Bajra is also known as pearl millet.It is very popular in winters in north India. Rajasthan is the highest millet producing state in India. It is the primary food for the local villagers. It is also known as Kambu in Tamil. Bajra is rich in vitamins, Irong, Magnesium, Zinc and calcium, it is also gluten-free and loaded with fibers and protein. Millet like Jawar, Ragi and Bajra were part of the Indian main diet earlier, which use to reduce the risk of diabetes and heart disease but slowly with industrilisation in food industry wheat flour and refined flours like Maida replaced these millet. Bajara is having lower Glyicimic index and high fiber content which helps in slow release of sugar in the blood stream. So it is good for diabetic patients.

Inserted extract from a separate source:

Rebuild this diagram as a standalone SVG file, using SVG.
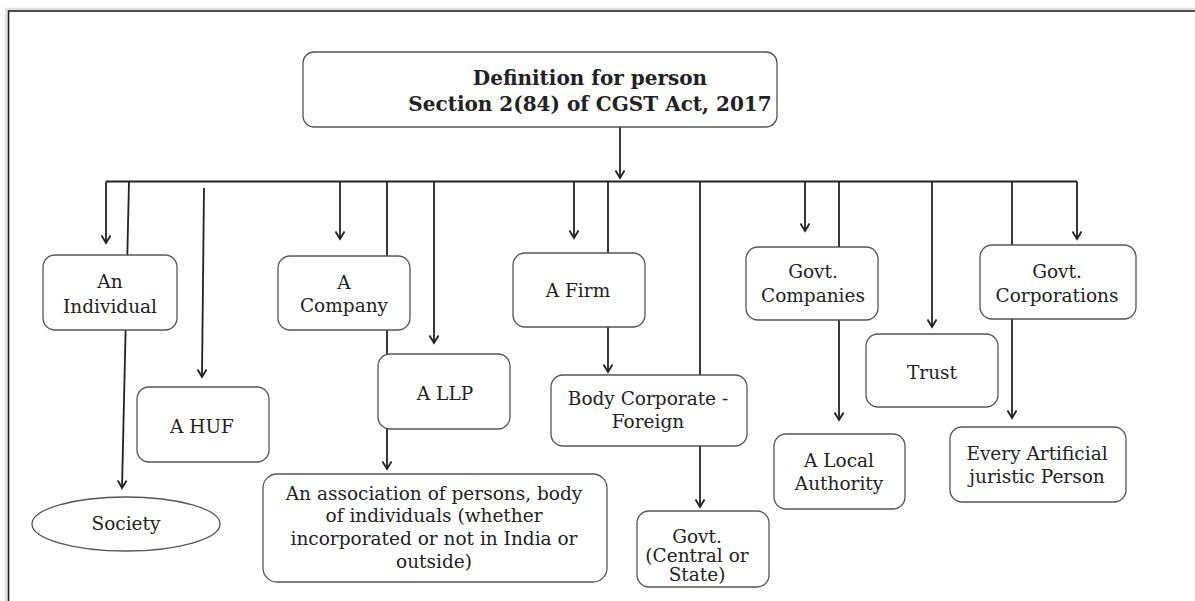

Bajra is beneficial if given to babies also in the form of khichdi, rabdi or halwa. It is also very good for weight gain in babies. It is very nutritious and easily eatable without having their milk teeth. You please make sure while making dishes of bajara you cook it completely for babies.
Step by step recipe for
Ingredients :1 bowl bajra(pearl millet) 3/4bowl moong daal,1 liter water,salt to taste
Step 1: Wash the moong daal and soak for about 1/2 an hour
Step 2: Wash the bajra and drain the water completely and let it be dry
Step 3: Grind the bajra in mixer
Step 4: Put 1 ltr water in a heavy bottom pan and bring heat it
Step 5: Put grinded bajra and moog dal in it,salte to taste and stir continuously,until boils
Step 6 : Then the khichdi start to be thicker
Step 7: Once boiling start,keep the flame low and stir for about 20 minutes .
Step 8 :After 20 minutes check it,whether all the daal is softened and is completely mixed with the bajra.